Philadanco

Philadanco’s Spring Dance in full Bloom

Last weekend was abloom with spring dances with The Paul Taylor Dance Company at Penn Live Arts (also reviewed here) and Philly’s own Philadanco at the Kimmel Center, presenting concerts bursting with some of the most dynamic performances of this season.

At the Sunday, April 24 matinee performance in the Perelman Theater, Philadanco’s artistic director, Kim Bears-Bailey, introduced “Moving… Beyond Forward” to a sold-out audience in the Kimmel’s Perelman Theater, their home venue for 23 years. The program featured choreographers who have over the years created some of the company’s signature repertory are Milton Myers, Ray Mercer, Rennie Harris, and Tommie-Waheed Evans.

In opening remarks, Bears-Bailey paid tribute to company founder/Artistic Advisor Joan Myers Brown and announced that Evans’ premiere “Somewhere Between Heaven and Earth” was dedicated to and in memory of former Danco dancer and rehearsal director Debora Chase-Hicks who died in 2021.

The curtain came up on a single spotlight on a circle of men holding Mikaela Fenton over them and suddenly letting go. She drops, and the lights come up on Ray Mercer’s premiere of “Balance of Power,” scored to original music by South African composer Bongi Duma in rhythmic soundfield and sonic acapella vocalese- sometimes whispery, sometimes sonic. In a program note, Mercer, the company’s current resident choreographer, described the ballet as a fast-moving non-narrative ‘Dance for Dance Sake,’ and this piece taps into Philadanco’s esprit de corps with in a fast-moving series of duets with five male-female.in lift sequences, air-slicing jetes, and acrobatic balletics.

A surprise moment when, the men in dark suits with purple lining peeking out, and in a flash the women are magically sporting their jackets. In a central pas de deux, Fenton and William Burden, Jr., burn up both the floor and the air with their chemistry and precision.

Next was the revival of Milton Myers’ riveting ballet, ‘A Rite of Passage’ and ‘The Element in Which It Takes Place’ – which premiered in 1987 scored to music by Meredith Monk and Philip Glass. It opens with seven women moving over the stage in a processional of arabesque variations and adagio ensemble phrases that create a ceremonial entrance of men dressed in beaded loin cloths, presenting themselves as potential partners.

With evocations of communal rituals, it is a dance dialogue of the sexes, with emblematic costumes designed by Natasha Guruleva and Kim Bears-Bailey. The episodic ballet is part mating dances and warrior bravura choreography. The fusion of African dance classicism and ballet elements is inspired choreographic territory in Myers’ hands.

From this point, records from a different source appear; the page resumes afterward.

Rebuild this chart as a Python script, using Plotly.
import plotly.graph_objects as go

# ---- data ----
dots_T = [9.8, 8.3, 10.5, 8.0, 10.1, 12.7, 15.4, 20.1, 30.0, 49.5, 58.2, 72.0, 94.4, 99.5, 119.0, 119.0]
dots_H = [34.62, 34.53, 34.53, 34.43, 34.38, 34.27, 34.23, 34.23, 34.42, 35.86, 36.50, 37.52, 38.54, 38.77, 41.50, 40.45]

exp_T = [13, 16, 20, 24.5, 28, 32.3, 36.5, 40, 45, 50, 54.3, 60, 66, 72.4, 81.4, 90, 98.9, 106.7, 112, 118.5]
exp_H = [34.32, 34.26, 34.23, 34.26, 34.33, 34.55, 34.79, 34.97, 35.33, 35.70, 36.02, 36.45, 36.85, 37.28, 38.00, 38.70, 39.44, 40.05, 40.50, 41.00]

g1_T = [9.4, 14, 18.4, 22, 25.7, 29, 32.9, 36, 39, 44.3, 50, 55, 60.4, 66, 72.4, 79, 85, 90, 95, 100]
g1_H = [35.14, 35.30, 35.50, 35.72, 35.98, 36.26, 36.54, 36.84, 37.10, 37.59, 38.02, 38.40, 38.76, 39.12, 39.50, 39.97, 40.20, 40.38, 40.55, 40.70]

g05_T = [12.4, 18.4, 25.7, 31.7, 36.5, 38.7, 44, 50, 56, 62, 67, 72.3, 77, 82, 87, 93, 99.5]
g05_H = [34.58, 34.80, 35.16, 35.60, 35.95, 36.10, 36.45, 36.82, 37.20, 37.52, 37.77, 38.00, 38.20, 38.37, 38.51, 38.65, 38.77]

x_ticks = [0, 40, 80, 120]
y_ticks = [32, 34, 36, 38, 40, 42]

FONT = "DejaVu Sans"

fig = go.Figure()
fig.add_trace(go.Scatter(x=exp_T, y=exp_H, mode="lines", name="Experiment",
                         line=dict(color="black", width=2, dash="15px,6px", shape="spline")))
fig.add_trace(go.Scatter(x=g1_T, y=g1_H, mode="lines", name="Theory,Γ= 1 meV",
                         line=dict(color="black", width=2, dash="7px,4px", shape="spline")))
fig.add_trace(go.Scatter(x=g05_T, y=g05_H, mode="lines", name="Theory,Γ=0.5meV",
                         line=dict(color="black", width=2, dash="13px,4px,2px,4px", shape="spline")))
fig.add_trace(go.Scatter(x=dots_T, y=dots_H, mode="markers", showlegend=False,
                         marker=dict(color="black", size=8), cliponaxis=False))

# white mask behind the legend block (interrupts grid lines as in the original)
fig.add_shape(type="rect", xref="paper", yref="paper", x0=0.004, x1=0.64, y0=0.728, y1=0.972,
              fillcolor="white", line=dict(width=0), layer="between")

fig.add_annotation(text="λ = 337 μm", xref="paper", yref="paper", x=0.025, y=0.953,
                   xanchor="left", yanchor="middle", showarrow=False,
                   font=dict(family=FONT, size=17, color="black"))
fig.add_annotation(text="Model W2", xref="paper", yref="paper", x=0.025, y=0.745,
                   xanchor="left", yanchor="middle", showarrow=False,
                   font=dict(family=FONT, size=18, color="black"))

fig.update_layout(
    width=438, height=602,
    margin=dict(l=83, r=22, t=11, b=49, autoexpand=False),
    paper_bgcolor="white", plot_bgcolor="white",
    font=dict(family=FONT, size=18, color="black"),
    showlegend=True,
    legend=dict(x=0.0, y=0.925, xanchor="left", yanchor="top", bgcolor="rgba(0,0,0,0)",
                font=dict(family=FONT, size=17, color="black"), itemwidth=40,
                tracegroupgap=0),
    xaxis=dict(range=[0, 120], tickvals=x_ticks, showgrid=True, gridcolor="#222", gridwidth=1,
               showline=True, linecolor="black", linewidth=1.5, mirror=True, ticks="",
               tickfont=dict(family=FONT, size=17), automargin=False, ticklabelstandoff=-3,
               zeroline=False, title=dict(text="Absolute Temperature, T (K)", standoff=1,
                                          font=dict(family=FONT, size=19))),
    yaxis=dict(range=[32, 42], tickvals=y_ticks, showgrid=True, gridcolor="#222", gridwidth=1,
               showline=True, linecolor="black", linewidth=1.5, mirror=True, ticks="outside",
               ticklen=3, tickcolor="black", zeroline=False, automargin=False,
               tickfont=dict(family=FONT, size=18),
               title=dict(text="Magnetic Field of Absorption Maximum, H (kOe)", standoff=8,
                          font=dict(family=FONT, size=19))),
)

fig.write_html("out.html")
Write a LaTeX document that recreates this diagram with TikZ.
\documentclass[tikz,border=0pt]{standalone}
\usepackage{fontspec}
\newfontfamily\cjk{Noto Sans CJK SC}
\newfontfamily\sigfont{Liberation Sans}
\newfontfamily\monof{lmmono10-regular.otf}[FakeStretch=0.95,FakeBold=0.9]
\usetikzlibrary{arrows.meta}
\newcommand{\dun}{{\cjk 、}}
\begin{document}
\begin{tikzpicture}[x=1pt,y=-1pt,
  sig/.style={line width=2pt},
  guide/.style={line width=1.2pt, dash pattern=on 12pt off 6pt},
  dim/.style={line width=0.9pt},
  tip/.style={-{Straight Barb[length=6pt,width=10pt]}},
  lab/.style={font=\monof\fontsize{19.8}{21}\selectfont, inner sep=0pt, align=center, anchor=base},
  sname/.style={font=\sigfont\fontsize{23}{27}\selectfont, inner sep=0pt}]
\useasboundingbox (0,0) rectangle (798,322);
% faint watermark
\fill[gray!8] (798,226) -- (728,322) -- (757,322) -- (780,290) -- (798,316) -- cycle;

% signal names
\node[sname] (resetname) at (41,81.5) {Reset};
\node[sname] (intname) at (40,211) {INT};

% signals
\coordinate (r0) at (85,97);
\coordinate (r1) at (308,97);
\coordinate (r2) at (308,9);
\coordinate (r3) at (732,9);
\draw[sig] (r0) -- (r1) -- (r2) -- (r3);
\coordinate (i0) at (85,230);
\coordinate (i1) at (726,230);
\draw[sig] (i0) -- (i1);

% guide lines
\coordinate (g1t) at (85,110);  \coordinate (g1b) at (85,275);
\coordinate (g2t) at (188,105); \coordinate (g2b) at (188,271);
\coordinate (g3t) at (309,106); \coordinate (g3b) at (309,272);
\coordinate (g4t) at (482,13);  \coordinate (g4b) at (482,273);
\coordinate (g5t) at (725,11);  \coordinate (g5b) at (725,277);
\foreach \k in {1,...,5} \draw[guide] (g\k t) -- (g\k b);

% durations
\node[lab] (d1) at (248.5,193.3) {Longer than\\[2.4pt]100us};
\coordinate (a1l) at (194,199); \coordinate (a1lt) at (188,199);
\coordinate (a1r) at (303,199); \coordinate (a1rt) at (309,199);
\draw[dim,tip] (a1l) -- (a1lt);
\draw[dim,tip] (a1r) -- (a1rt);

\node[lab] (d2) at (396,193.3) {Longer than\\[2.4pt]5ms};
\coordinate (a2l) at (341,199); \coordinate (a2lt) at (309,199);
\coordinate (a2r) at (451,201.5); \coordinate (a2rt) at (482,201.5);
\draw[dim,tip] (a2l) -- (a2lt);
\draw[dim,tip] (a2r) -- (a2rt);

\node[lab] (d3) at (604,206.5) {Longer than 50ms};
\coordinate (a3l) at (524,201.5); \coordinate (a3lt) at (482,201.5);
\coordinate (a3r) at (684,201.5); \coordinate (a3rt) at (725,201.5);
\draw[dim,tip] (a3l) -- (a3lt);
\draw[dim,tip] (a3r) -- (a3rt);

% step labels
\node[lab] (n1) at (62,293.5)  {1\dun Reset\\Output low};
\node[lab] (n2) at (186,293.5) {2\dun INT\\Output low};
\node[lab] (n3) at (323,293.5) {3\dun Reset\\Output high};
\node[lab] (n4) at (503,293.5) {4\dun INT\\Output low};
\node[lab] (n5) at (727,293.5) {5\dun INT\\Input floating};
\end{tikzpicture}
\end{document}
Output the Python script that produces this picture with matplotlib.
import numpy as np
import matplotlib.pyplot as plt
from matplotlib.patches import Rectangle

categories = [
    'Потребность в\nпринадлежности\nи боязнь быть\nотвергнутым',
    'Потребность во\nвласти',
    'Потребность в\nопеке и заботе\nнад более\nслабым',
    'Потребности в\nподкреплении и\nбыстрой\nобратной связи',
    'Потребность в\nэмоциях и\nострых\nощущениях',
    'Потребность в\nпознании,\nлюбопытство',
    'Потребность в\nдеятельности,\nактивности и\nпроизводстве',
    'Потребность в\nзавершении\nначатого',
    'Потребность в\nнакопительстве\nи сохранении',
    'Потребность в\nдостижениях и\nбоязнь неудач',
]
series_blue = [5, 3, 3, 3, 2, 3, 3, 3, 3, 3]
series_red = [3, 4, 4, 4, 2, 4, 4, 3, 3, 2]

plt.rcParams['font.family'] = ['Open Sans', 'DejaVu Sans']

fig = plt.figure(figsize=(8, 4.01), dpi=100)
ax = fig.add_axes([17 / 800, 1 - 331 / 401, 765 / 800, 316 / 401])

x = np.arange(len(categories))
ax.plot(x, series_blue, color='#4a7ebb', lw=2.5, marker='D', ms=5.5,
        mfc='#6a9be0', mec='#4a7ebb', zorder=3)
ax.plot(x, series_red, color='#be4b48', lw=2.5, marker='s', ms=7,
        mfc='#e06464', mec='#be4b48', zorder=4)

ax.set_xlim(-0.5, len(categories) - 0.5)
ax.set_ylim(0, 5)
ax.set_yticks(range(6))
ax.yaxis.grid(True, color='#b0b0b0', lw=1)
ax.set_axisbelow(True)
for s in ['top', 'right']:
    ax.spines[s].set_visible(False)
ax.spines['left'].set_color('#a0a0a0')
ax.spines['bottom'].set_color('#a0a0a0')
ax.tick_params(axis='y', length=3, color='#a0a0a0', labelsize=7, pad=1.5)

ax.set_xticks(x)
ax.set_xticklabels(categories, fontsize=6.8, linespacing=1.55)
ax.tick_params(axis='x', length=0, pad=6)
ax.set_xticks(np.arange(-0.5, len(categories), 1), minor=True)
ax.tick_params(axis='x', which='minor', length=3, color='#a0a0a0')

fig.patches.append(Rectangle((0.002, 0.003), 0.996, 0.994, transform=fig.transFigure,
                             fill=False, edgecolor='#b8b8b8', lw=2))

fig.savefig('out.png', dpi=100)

He builds intriguing theatrical arcs (and gorgeous stage pictures); each dancer is expressing a character, the subtleties engaging the full cast. The newer ‘Danco dancers impressively hold their own next to the outstanding company veterans Janine Beckles and Victor Lewis, Jr., Brena K. Thomas, and Mkial Gilbert, dancing mesmerized in a central duet featuring dazzling lifts and fearless leaps, prompting lusty applause.

Rennie Harris’ F-E-A-R (company premiere, 2019) opened the second half of the program with an ensemble of eight women dancers moving slowly around the stage with expressions of fear and the only clue is smoke seeping onstage and a soundfield of heavy heartbeats. Then the scenario shifts. In a program note, Harris explains that the title is an acronym for ‘False-Events-Appearing-Real’, and that our perceptions of Hip-Hop dance are often seen through what Harris cites as “a western lens,” without doubt an inescapable truth.

After that enigmatic opening, the rhythms from the Cinematic Orchestra ignite this dance and Harris’ quicksilver hip-hop unison lines kick in – analysis goes out the window. It is Harris at his breeziest, intricate footwork, and the ensemble’s entrancing drive. Harris mixes it up with witty variations and breakout solos as The Cinematic Orchestra switches with a fuselage of blazing jazz horns. As Harris mixes the choreo up with a stream of intricate variations that keep the evolving.

The closing ballet was Tommie-Waheed Evans, who has been creating new ballets on many companies, and “Somewhere Between Heaven and Earth” stands as one of his best. A former Danco dancer, he also knows how to ignite the company’s full power. Evans credits his 13 dancers as choreographic collaborators in a high-energy, poetic dance dream of community and unity.

The stage composition is excellent, particularly thrilling in the quick-tempo ensemble precision and solo virtuosity. The dancers in multihued iridescent unitards by Anna Alyssa Belous, in tandem with Nick Kolin’s lighting design, accentuate the dancers’ cyclonic turn sequences that lock into flash duets, trios, and quartets. Evans’ soundtrack is a potent mix of contemporary music from beloved Philadelphia singer Phyllis Hyman to The Chicago Experience and the pumping house down tracks by Enoo Napa.